Supplied records:
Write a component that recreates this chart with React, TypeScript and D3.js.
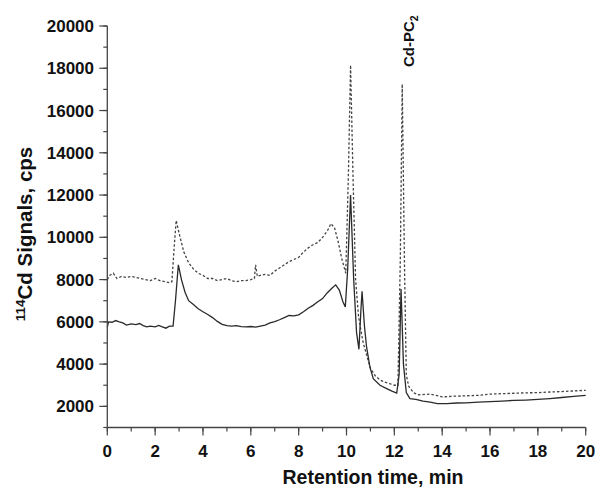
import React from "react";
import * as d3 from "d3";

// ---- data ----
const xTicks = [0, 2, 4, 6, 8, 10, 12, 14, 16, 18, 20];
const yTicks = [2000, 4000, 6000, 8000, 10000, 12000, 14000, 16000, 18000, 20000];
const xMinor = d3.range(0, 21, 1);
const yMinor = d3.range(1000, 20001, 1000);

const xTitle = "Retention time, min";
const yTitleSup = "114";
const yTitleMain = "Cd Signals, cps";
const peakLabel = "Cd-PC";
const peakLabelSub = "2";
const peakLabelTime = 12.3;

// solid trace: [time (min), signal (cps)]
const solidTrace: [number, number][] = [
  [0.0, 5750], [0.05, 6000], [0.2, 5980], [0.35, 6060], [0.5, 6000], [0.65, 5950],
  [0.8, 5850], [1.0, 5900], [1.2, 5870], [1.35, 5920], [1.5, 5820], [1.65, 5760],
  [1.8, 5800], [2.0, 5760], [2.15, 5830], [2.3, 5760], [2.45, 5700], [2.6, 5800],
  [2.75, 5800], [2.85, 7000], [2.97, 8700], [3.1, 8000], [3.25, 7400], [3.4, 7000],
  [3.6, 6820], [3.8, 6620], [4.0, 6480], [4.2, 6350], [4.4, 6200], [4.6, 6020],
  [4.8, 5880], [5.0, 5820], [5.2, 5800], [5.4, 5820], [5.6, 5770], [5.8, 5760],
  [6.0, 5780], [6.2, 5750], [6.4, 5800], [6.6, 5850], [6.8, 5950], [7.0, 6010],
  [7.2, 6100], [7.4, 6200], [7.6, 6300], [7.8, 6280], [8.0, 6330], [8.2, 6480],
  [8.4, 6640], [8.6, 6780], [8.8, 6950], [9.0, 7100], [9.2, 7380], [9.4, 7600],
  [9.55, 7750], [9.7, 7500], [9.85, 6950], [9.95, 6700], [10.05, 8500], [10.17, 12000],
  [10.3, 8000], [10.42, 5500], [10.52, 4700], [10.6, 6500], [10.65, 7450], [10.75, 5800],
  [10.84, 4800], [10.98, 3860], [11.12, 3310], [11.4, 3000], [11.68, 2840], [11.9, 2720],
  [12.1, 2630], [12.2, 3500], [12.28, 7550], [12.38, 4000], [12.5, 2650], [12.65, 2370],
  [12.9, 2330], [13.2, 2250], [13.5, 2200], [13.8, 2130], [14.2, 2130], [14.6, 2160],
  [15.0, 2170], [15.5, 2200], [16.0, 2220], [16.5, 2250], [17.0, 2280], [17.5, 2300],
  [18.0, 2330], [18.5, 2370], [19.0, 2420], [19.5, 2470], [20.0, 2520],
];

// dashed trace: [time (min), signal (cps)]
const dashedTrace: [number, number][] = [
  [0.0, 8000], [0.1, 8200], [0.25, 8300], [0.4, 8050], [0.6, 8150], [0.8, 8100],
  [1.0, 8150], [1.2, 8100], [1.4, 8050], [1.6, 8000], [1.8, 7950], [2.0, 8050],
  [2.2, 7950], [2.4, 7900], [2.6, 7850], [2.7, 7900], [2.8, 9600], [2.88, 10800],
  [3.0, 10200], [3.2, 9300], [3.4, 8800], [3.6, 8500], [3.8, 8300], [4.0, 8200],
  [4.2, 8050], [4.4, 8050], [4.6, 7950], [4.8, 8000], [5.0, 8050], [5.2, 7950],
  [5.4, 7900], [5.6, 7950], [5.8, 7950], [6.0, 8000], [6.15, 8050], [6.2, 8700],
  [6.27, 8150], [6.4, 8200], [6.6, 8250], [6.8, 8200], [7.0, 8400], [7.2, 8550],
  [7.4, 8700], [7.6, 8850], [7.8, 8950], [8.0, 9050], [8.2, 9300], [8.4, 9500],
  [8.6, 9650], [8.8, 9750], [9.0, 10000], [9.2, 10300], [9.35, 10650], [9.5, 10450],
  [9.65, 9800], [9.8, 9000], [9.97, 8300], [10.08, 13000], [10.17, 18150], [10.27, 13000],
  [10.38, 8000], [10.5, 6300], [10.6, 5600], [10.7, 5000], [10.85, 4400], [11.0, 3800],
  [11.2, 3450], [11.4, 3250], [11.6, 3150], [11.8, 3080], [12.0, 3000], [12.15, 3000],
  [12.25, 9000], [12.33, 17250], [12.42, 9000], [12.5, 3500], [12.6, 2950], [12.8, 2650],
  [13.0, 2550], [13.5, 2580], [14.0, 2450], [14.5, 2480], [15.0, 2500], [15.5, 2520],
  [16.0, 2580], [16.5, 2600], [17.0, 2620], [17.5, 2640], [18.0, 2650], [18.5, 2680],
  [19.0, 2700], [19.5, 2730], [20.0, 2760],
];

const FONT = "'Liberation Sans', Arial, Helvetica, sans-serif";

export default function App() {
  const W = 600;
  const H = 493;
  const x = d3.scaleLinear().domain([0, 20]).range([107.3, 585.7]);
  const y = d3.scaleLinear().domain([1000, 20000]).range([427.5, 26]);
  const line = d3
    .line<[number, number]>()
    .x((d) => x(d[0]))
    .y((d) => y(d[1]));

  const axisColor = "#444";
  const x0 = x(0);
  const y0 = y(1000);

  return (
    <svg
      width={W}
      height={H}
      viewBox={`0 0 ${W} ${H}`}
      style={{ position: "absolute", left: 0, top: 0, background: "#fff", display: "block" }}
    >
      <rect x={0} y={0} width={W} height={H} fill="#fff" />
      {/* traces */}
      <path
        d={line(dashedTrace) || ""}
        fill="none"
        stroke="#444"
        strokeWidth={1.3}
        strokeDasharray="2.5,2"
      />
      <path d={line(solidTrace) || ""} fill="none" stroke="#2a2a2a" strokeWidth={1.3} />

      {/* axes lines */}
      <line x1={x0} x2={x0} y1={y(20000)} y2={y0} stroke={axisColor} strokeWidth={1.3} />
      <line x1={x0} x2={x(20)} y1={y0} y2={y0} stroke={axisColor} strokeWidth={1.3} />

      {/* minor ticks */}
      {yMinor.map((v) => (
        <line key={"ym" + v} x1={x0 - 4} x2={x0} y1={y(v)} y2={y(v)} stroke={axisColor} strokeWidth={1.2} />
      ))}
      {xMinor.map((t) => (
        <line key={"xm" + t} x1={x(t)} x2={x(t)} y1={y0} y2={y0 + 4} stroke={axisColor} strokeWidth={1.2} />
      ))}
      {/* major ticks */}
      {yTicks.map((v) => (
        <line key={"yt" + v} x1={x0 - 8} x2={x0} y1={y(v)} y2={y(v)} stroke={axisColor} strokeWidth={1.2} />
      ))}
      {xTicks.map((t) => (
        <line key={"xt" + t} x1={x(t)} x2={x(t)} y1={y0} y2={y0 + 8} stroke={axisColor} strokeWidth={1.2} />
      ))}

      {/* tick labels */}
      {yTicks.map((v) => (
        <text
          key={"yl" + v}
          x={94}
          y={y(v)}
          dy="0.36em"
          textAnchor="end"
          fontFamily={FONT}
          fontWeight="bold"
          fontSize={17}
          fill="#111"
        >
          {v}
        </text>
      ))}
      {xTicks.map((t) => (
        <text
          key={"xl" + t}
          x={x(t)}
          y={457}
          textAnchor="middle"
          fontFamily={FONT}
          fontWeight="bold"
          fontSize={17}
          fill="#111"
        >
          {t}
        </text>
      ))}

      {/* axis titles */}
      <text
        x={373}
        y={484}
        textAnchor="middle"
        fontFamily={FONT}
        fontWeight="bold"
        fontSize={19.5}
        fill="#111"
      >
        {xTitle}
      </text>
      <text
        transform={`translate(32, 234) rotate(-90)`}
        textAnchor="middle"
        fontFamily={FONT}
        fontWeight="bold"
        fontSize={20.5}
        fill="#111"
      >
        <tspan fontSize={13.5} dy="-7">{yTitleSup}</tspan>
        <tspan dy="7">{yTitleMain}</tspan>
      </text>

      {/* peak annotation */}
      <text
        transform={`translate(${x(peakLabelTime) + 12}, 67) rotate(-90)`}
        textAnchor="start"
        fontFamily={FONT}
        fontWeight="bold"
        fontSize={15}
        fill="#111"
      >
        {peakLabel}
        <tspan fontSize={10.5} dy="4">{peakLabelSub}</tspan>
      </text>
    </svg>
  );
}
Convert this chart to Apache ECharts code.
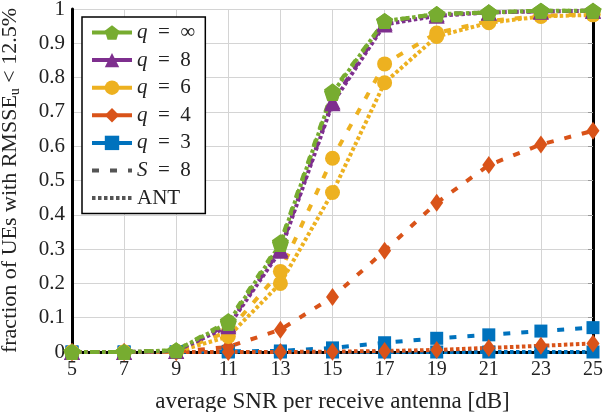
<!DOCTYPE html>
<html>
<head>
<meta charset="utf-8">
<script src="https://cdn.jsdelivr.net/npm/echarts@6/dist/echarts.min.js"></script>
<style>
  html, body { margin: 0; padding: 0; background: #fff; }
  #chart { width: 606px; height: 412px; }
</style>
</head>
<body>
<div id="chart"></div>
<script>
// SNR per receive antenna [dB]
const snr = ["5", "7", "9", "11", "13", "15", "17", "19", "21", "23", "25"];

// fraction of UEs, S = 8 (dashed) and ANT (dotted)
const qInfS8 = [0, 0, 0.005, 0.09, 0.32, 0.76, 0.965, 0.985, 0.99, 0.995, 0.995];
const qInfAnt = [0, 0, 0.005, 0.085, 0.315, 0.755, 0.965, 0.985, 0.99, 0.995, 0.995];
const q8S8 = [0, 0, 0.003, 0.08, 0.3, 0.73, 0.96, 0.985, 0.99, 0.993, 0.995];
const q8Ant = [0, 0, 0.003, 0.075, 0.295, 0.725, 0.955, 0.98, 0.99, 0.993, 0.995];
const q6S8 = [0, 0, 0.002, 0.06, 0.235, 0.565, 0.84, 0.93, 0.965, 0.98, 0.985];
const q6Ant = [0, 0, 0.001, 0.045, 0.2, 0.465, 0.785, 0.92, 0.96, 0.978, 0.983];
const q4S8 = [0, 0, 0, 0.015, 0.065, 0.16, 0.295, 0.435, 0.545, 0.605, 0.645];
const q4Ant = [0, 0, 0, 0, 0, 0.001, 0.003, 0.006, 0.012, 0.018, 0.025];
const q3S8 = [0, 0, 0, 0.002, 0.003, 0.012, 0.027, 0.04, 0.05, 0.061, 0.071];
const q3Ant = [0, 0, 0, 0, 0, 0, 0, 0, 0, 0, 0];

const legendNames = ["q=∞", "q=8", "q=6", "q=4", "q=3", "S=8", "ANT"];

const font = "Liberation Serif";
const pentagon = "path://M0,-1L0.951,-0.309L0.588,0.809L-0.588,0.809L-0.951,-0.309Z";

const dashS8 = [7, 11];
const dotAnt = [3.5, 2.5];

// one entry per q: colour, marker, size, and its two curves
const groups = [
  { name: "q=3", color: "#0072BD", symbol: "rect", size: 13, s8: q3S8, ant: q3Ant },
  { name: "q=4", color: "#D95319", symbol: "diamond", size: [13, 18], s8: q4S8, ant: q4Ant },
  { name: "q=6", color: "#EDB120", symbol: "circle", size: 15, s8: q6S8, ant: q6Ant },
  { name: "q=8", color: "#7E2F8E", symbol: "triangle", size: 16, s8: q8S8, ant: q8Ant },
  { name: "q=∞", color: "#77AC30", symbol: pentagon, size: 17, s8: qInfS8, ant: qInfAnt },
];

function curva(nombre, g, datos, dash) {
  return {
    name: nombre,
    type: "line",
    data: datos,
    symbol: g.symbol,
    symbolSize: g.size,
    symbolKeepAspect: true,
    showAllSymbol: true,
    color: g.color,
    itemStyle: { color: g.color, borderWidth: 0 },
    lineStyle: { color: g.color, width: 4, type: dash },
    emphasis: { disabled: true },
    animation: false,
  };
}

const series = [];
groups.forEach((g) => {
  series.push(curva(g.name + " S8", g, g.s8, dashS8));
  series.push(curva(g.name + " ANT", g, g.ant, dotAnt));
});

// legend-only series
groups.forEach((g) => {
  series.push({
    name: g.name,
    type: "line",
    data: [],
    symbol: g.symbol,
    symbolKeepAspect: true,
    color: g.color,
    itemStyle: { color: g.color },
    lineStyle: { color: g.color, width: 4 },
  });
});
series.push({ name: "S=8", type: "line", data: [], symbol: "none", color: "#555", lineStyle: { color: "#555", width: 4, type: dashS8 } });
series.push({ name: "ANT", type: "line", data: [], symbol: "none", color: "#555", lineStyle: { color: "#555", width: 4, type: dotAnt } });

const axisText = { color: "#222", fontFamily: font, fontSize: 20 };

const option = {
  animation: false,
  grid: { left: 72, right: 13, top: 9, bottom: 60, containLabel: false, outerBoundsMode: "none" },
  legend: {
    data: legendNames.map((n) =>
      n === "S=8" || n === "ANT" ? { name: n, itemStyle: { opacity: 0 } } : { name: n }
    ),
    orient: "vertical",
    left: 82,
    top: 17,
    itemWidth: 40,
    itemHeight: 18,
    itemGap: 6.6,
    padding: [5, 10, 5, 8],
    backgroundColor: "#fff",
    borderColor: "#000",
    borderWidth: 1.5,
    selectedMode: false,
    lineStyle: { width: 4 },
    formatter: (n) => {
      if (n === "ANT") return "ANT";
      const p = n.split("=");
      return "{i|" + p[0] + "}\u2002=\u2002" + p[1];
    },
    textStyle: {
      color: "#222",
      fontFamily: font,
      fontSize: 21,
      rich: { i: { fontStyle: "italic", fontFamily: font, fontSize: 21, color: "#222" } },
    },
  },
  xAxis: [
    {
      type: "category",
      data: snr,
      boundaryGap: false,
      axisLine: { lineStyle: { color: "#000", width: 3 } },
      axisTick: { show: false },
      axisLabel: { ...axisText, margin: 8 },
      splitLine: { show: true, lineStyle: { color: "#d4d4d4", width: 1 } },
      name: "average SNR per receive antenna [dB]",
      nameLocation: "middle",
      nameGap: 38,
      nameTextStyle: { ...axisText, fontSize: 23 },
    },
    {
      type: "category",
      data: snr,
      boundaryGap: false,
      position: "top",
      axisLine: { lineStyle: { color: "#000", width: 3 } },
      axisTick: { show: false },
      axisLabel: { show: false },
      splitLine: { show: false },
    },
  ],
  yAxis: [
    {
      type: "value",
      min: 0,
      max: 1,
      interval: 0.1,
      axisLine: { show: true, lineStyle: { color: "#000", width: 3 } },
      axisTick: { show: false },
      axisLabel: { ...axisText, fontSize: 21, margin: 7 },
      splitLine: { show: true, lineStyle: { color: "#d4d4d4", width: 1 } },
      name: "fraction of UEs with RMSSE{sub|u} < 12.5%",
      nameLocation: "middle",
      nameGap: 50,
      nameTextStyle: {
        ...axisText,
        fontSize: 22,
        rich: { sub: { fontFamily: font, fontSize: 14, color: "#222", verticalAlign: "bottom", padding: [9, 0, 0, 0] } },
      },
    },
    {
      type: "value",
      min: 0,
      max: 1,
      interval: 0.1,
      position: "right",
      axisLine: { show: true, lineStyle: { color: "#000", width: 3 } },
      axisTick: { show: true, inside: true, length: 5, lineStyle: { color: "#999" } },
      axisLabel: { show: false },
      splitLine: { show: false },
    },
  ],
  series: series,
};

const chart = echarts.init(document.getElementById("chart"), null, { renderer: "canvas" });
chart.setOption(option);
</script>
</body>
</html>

Task:
Exactly and only the lines from the top of the records down to the line containing "const peakLabelTime = 12.3;" should be transcribed, please, without the pictures.

Solution:
Write a component that recreates this chart with React, TypeScript and D3.js.
import React from "react";
import * as d3 from "d3";

// ---- data ----
const xTicks = [0, 2, 4, 6, 8, 10, 12, 14, 16, 18, 20];
const yTicks = [2000, 4000, 6000, 8000, 10000, 12000, 14000, 16000, 18000, 20000];
const xMinor = d3.range(0, 21, 1);
const yMinor = d3.range(1000, 20001, 1000);

const xTitle = "Retention time, min";
const yTitleSup = "114";
const yTitleMain = "Cd Signals, cps";
const peakLabel = "Cd-PC";
const peakLabelSub = "2";
const peakLabelTime = 12.3;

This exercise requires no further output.